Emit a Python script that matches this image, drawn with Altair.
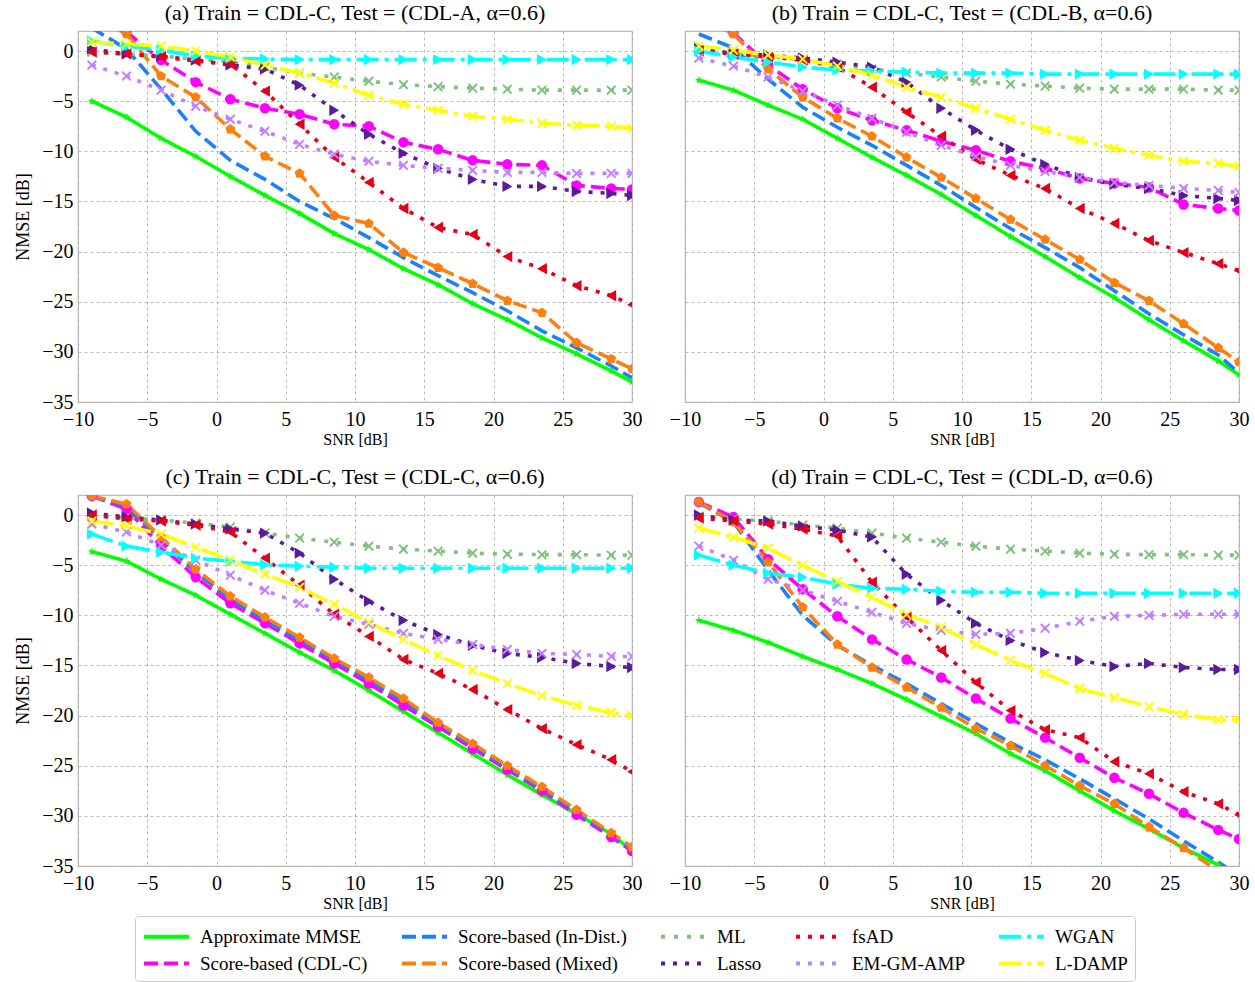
import math
import altair as alt
import pandas as pd

SNR = [-9, -6.5, -4, -1.5, 1, 3.5, 6, 8.5, 11, 13.5, 16, 18.5, 21, 23.5, 26, 28.5, 30]

# drawing order == legend order (legend is filled column by column, 2 rows)
METHODS = ["Approximate MMSE", "Score-based (CDL-C)", "Score-based (In-Dist.)",
           "Score-based (Mixed)", "ML", "Lasso", "fsAD", "EM-GM-AMP", "WGAN", "L-DAMP"]

TITLES = ["(a) Train = CDL-C, Test = (CDL-A, \u03b1=0.6)",
          "(b) Train = CDL-C, Test = (CDL-B, \u03b1=0.6)",
          "(c) Train = CDL-C, Test = (CDL-C, \u03b1=0.6)",
          "(d) Train = CDL-C, Test = (CDL-D, \u03b1=0.6)"]

PANEL_A = {
    "Approximate MMSE": [-5.0, -6.6, -8.7, -10.5, -12.5, -14.4, -16.2, -18.2, -19.8, -21.7, -23.3, -25.2, -26.8, -28.6, -30.2, -31.9, -33.0],
    "Score-based (CDL-C)": [4.0, 1.9, -0.9, -3.1, -4.8, -5.7, -6.3, -7.3, -7.5, -9.1, -9.8, -10.9, -11.3, -11.4, -13.4, -13.7, -13.8],
    "Score-based (In-Dist.)": [2.3, 0.2, -3.8, -8.0, -10.9, -12.8, -15.0, -16.7, -18.6, -20.6, -22.4, -24.1, -25.9, -27.9, -29.6, -31.4, -32.6],
    "Score-based (Mixed)": [3.5, 1.7, -2.5, -4.6, -7.8, -10.5, -12.2, -16.4, -17.2, -20.1, -21.6, -23.2, -24.9, -26.1, -29.1, -30.7, -31.7],
    "ML": [-0.1, -0.3, -0.5, -0.8, -1.1, -1.6, -2.2, -2.6, -3.0, -3.35, -3.55, -3.7, -3.8, -3.9, -3.9, -3.9, -3.9],
    "Lasso": [0.2, -0.3, -0.5, -0.9, -1.4, -1.8, -3.4, -5.9, -8.3, -10.2, -11.7, -12.8, -13.5, -13.5, -14.0, -14.2, -14.4],
    "fsAD": [-0.1, -0.3, -0.6, -1.0, -1.3, -4.0, -7.3, -10.6, -13.1, -15.7, -17.6, -18.3, -20.5, -21.7, -23.4, -24.4, -25.3],
    "EM-GM-AMP": [-1.4, -2.5, -3.9, -5.5, -6.8, -8.0, -9.3, -10.3, -11.0, -11.4, -11.7, -11.9, -12.1, -12.1, -12.2, -12.2, -12.2],
    "WGAN": [1.0, 0.5, 0.1, -0.5, -0.7, -0.8, -0.85, -0.85, -0.85, -0.85, -0.85, -0.85, -0.85, -0.85, -0.85, -0.85, -0.85],
    "L-DAMP": [0.9, 0.7, 0.5, 0.0, -0.6, -1.4, -2.2, -3.2, -4.4, -5.3, -5.9, -6.5, -6.8, -7.2, -7.4, -7.5, -7.7],
}

PANEL_B = {
    "Approximate MMSE": [-2.9, -3.9, -5.4, -6.8, -8.7, -10.6, -12.4, -14.3, -16.4, -18.5, -20.5, -22.6, -24.6, -26.8, -28.9, -30.9, -32.3],
    "Score-based (CDL-C)": [4.0, 1.8, -1.4, -3.8, -5.7, -6.9, -7.9, -9.0, -9.9, -11.0, -11.7, -12.7, -13.2, -13.6, -15.3, -15.7, -15.9],
    "Score-based (In-Dist.)": [1.7, 0.3, -2.8, -5.6, -7.6, -9.4, -11.4, -13.4, -15.6, -17.7, -19.6, -21.6, -23.9, -26.2, -28.3, -30.3, -32.1],
    "Score-based (Mixed)": [3.5, 1.7, -1.8, -4.6, -6.7, -8.5, -10.6, -12.6, -14.7, -16.8, -18.8, -20.8, -23.1, -24.9, -27.2, -29.6, -31.0],
    "ML": [0.1, -0.3, -0.5, -0.9, -1.3, -1.8, -2.2, -2.6, -3.0, -3.3, -3.5, -3.7, -3.8, -3.8, -3.8, -3.9, -3.9],
    "Lasso": [0.4, -0.3, -0.4, -0.7, -1.1, -1.6, -3.1, -5.7, -7.9, -9.8, -11.3, -12.6, -13.3, -13.7, -14.4, -14.7, -14.9],
    "fsAD": [0.0, -0.3, -0.6, -0.9, -1.6, -3.6, -6.1, -8.5, -10.8, -12.4, -13.7, -15.7, -17.2, -18.9, -20.1, -21.2, -21.9],
    "EM-GM-AMP": [-0.7, -1.5, -2.6, -4.0, -5.4, -6.7, -8.1, -9.4, -10.5, -11.4, -12.0, -12.6, -13.1, -13.4, -13.7, -13.9, -14.1],
    "WGAN": [0.0, -0.6, -1.1, -1.6, -1.9, -2.0, -2.1, -2.2, -2.2, -2.2, -2.3, -2.3, -2.3, -2.3, -2.3, -2.3, -2.3],
    "L-DAMP": [0.5, 0.1, -0.4, -0.8, -1.5, -2.4, -3.6, -4.6, -5.7, -6.8, -7.9, -8.9, -9.7, -10.4, -11.0, -11.2, -11.5],
}

PANEL_C = {
    "Approximate MMSE": [-3.65, -4.6, -6.4, -8.0, -9.9, -11.8, -13.7, -15.5, -17.5, -19.6, -21.7, -23.8, -25.9, -27.9, -29.8, -31.8, -33.5],
    "Score-based (CDL-C)": [1.9, 0.6, -3.1, -6.2, -8.8, -10.8, -12.8, -14.8, -16.8, -19.0, -21.1, -23.3, -25.4, -27.5, -29.9, -32.1, -33.5],
    "Score-based (In-Dist.)": [1.9, 0.9, -2.5, -5.7, -8.4, -10.5, -12.5, -14.5, -16.5, -18.6, -20.9, -23.0, -25.2, -27.3, -29.6, -31.9, -33.3],
    "Score-based (Mixed)": [1.9, 1.1, -2.2, -5.4, -8.1, -10.2, -12.2, -14.3, -16.2, -18.3, -20.7, -22.8, -25.0, -27.1, -29.4, -31.7, -33.1],
    "ML": [-0.1, -0.3, -0.5, -0.8, -1.2, -1.8, -2.3, -2.7, -3.1, -3.4, -3.6, -3.8, -3.9, -3.95, -3.95, -4.0, -4.0],
    "Lasso": [0.2, -0.2, -0.5, -0.9, -1.4, -1.8, -3.8, -6.4, -8.6, -10.5, -11.9, -13.0, -13.8, -14.2, -14.8, -15.1, -15.2],
    "fsAD": [0.0, -0.4, -0.6, -1.0, -1.7, -4.3, -7.0, -9.9, -12.1, -14.4, -15.8, -17.4, -19.4, -21.3, -22.9, -24.4, -25.6],
    "EM-GM-AMP": [-0.9, -1.7, -3.0, -4.5, -6.0, -7.5, -8.8, -10.1, -10.9, -11.8, -12.4, -12.9, -13.4, -13.8, -13.9, -14.1, -14.1],
    "WGAN": [-1.9, -3.1, -3.7, -4.3, -4.6, -4.95, -5.1, -5.2, -5.3, -5.3, -5.3, -5.3, -5.3, -5.3, -5.3, -5.3, -5.3],
    "L-DAMP": [-0.6, -1.1, -1.9, -3.2, -4.5, -5.9, -7.2, -8.9, -10.7, -12.4, -14.0, -15.5, -16.8, -18.0, -19.0, -19.7, -20.0],
}

PANEL_D = {
    "Approximate MMSE": [-10.5, -11.5, -12.7, -14.1, -15.4, -16.8, -18.4, -20.1, -21.8, -23.8, -25.5, -27.5, -29.5, -31.3, -33.2, -34.9, -36.0],
    "Score-based (CDL-C)": [1.3, -0.2, -4.4, -7.4, -10.1, -12.4, -14.4, -16.2, -18.3, -20.3, -22.2, -24.2, -26.2, -27.8, -29.7, -31.4, -32.3],
    "Score-based (In-Dist.)": [1.2, -0.7, -5.5, -10.0, -13.0, -15.0, -16.8, -18.8, -20.8, -22.7, -24.4, -26.3, -28.3, -30.3, -32.5, -34.6, -36.0],
    "Score-based (Mixed)": [1.3, -0.7, -4.7, -9.2, -12.9, -15.2, -17.2, -19.2, -21.3, -23.0, -25.0, -27.0, -28.8, -31.1, -33.2, -35.5, -37.0],
    "ML": [-0.1, -0.4, -0.6, -1.0, -1.3, -1.8, -2.3, -2.7, -3.1, -3.4, -3.6, -3.8, -3.9, -3.95, -3.95, -4.0, -4.0],
    "Lasso": [0.0, -0.5, -0.6, -1.1, -1.5, -2.2, -5.9, -8.5, -10.8, -12.5, -13.7, -14.5, -15.1, -14.8, -15.2, -15.4, -15.4],
    "fsAD": [-0.3, -0.6, -0.9, -1.4, -2.1, -6.7, -10.2, -13.5, -16.7, -19.5, -21.4, -22.2, -24.6, -25.8, -27.6, -28.8, -29.9],
    "EM-GM-AMP": [-3.1, -4.5, -6.4, -7.5, -8.6, -9.7, -10.8, -11.5, -11.9, -11.8, -11.3, -10.6, -10.1, -10.0, -9.9, -9.9, -9.9],
    "WGAN": [-4.0, -5.0, -5.8, -6.2, -6.9, -7.3, -7.4, -7.6, -7.7, -7.7, -7.8, -7.8, -7.8, -7.8, -7.8, -7.8, -7.8],
    "L-DAMP": [-1.3, -2.2, -3.3, -5.0, -6.6, -8.2, -9.9, -11.2, -12.9, -14.5, -15.8, -17.3, -18.2, -19.1, -19.9, -20.4, -20.4],
}

# ---- styles (per METHODS) ----
COLORS = ["#00ff00", "#ff00ff", "#1a80ff", "#ff7f0e", "#80c080",
          "#5a1a9a", "#e3001b", "#c080ff", "#00ffff", "#ffff00"]
DASHES = [[1, 0], [14, 6], [14, 6], [14, 6], [4, 9],
          [4, 8], [4, 8], [4, 8], [22, 6, 4, 6], [22, 6, 4, 6]]


def poly_path(n, r_in=None, rot=-math.pi / 2):
    pts = []
    k = 2 * n if r_in else n
    for i in range(k):
        r = 1.0 if (r_in is None or i % 2 == 0) else r_in
        a = rot + i * 2 * math.pi / k
        pts.append(f"{r * math.cos(a):.3f},{r * math.sin(a):.3f}")
    return "M" + "L".join(pts) + "Z"


STAR = poly_path(5, 0.42)
PENT = poly_path(5)
XMARK = ("M-1,-0.72L-0.72,-1L0,-0.28L0.72,-1L1,-0.72L0.28,0L1,0.72L0.72,1"
         "L0,0.28L-0.72,1L-1,0.72L-0.28,0Z")
SHAPES = [STAR, "circle", None, PENT, XMARK,
          "triangle-right", "triangle-left", XMARK, "triangle-right", XMARK]
SIZES = [70, 110, 0, 110, 100, 130, 130, 100, 130, 100]

FONT = "Liberation Serif"


def make_df(panel):
    rows = []
    for m in METHODS:
        for s, v in zip(SNR, panel[m]):
            rows.append({"method": m, "snr": s, "nmse": v})
    return pd.DataFrame(rows)


# wide horizontal stroke used as the legend sample line
LEGEND_LINE = "M-2,0L2,0"

LEGEND_KW = dict(
    title=None, orient="none", legendX=57, legendY=885, columns=5,
    symbolType=LEGEND_LINE, symbolSize=506, symbolStrokeWidth=4,
    symbolOffset=11, labelOffset=20,
    labelFont=FONT, labelFontSize=19, labelLimit=400,
    columnPadding=26, rowPadding=3, padding=7, strokeColor="#cccccc",
    cornerRadius=3, fillColor="white",
)


def panel(df, title, left):
    x = alt.X("snr:Q", scale=alt.Scale(domain=[-10, 30], nice=False),
              axis=alt.Axis(values=list(range(-10, 31, 5)), title="SNR [dB]",
                            labelFlush=False, labelPadding=7, titlePadding=2))
    if left:
        yaxis = alt.Axis(values=list(range(-35, 1, 5)), title="NMSE [dB]")
    else:
        yaxis = alt.Axis(values=list(range(-35, 1, 5)), title=None, labels=False)
    y = alt.Y("nmse:Q", scale=alt.Scale(domain=[-35, 2], nice=False), axis=yaxis)
    base = alt.Chart(df).encode(x=x, y=y)
    layers = [base.mark_line(clip=True, strokeWidth=3.6).encode(
        color=alt.Color("method:N", scale=alt.Scale(domain=METHODS, range=COLORS),
                        legend=alt.Legend(**LEGEND_KW)),
        strokeDash=alt.StrokeDash("method:N", scale=alt.Scale(domain=METHODS, range=DASHES),
                                  legend=alt.Legend(**LEGEND_KW)),
    )]
    for m, c, shp, sz in zip(METHODS, COLORS, SHAPES, SIZES):
        if shp is None or sz == 0:
            continue
        layers.append(
            base.transform_filter(alt.datum.method == m).mark_point(
                clip=True, filled=True, opacity=1, shape=shp, size=sz, color=c,
            )
        )
    return alt.layer(*layers).properties(
        width=554, height=371,
        title=alt.TitleParams(title, anchor="middle", frame="group"),
    )


pa = panel(make_df(PANEL_A), TITLES[0], True)
pb = panel(make_df(PANEL_B), TITLES[1], False)
pc = panel(make_df(PANEL_C), TITLES[2], True)
pd_ = panel(make_df(PANEL_D), TITLES[3], False)

chart = alt.vconcat(
    alt.hconcat(pa, pb, spacing=25),
    alt.hconcat(pc, pd_, spacing=25),
    spacing=17,
).properties(
    padding={"left": 14, "top": 1, "right": 0, "bottom": 0},
).configure_axis(
    labelFont=FONT, labelFontSize=20, labelColor="black",
    titleFont=FONT, titleFontSize=16, titleColor="black", titleFontWeight="normal",
    gridColor="#a8a8a8", gridDash=[3, 3], gridWidth=0.8,
    domain=False, ticks=False, labelPadding=5,
).configure_axisY(titlePadding=9, titleFontSize=18).configure_view(
    stroke="#bbbbbb", strokeWidth=1.2,
).configure_title(
    font=FONT, fontSize=22, fontWeight="normal", color="black", offset=6,
)

chart.save("out.html", embed_options={"renderer": "svg", "actions": False})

——

## INSTRUCTION
Write out exactly the lines between the start of the data and the line with "26, 28.5, 30]", including both, but none of the pictures.

## ANSWER TO THE TASK
Emit a Python script that matches this image, drawn with Altair.
import math
import altair as alt
import pandas as pd

SNR = [-9, -6.5, -4, -1.5, 1, 3.5, 6, 8.5, 11, 13.5, 16, 18.5, 21, 23.5, 26, 28.5, 30]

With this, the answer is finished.